OBJECTIVE: Scan the lines below for the word "this". Copy each line you find it in.

-- START DATASET ENTRIES --

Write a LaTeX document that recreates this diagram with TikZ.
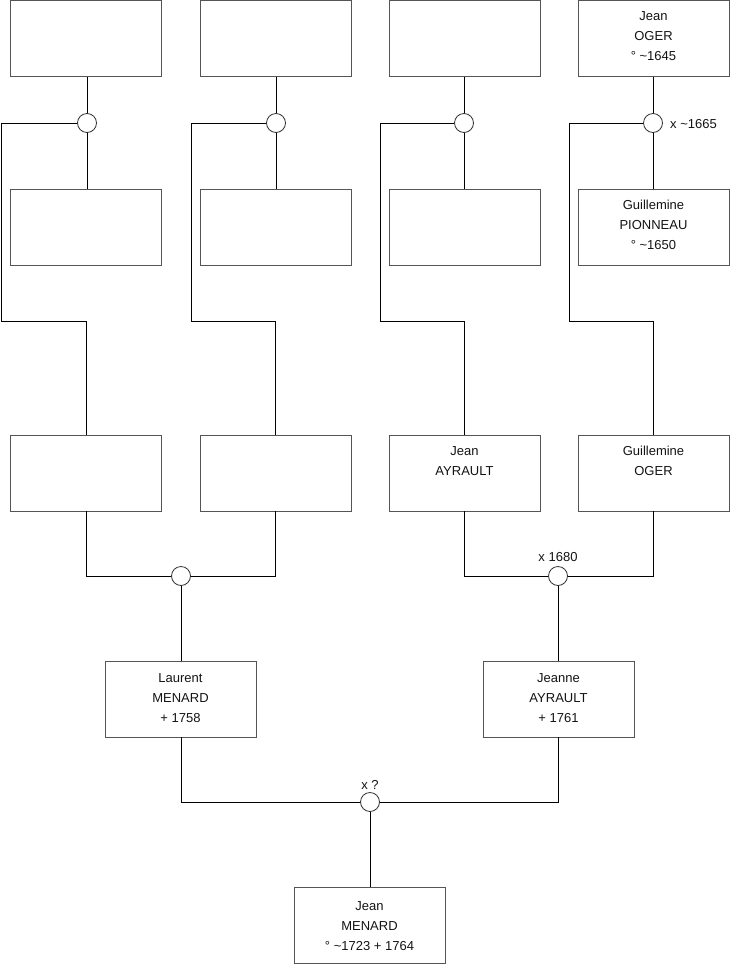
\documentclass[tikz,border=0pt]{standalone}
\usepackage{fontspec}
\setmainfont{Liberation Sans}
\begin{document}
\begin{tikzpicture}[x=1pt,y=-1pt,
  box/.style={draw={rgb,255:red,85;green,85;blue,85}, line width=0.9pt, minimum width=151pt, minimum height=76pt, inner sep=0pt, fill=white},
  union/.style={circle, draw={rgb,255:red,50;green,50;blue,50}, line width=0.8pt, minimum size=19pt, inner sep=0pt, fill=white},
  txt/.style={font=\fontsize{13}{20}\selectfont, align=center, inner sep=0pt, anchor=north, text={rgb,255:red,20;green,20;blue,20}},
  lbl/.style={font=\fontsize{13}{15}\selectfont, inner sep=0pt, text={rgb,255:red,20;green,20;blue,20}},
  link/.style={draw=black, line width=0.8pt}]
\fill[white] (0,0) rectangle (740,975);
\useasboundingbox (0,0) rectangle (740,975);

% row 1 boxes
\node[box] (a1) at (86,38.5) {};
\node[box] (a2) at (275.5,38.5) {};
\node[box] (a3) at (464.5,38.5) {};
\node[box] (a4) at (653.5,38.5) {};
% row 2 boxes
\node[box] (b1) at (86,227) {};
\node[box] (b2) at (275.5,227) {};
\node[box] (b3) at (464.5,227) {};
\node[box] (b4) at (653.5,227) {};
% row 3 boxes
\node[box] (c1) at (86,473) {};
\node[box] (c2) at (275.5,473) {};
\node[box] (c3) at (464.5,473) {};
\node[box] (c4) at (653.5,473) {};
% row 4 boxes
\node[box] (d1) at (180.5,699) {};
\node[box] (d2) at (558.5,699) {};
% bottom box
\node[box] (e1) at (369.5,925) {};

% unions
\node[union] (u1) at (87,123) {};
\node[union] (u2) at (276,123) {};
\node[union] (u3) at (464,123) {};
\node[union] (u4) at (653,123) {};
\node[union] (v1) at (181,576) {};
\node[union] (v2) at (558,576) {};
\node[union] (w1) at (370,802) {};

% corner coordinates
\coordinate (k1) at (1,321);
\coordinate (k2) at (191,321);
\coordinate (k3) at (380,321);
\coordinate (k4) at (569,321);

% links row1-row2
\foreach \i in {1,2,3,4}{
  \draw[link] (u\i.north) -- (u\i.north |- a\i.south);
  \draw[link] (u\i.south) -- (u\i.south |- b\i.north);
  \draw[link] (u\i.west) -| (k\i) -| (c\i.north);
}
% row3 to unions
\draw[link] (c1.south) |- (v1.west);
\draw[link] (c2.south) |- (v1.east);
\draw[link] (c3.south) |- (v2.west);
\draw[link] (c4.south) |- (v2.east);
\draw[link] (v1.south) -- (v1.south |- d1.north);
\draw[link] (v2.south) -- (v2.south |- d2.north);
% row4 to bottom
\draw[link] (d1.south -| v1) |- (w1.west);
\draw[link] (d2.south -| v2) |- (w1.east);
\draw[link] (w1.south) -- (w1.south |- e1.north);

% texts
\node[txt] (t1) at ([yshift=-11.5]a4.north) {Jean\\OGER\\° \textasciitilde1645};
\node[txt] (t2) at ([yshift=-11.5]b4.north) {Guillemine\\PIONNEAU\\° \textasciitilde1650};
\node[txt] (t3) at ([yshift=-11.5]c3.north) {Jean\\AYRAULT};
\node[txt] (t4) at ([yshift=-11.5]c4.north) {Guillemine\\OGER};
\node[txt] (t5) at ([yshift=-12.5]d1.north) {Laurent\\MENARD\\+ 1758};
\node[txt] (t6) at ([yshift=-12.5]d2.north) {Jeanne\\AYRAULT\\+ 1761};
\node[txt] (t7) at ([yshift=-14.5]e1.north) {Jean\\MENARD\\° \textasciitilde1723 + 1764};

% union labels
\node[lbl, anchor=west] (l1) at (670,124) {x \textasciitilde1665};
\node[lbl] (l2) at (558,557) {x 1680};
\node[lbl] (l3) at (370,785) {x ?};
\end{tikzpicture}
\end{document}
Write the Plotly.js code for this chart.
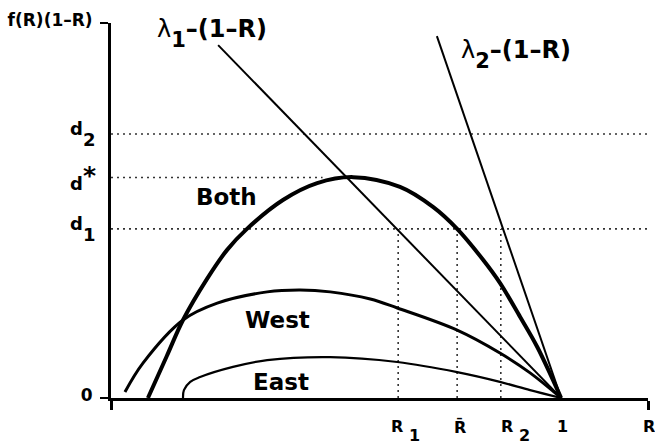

-- END DATASET ENTRIES --

WRITTEN REPLY:
Write a LaTeX document that recreates this diagram with TikZ.
Write the Plotly.js code for this chart.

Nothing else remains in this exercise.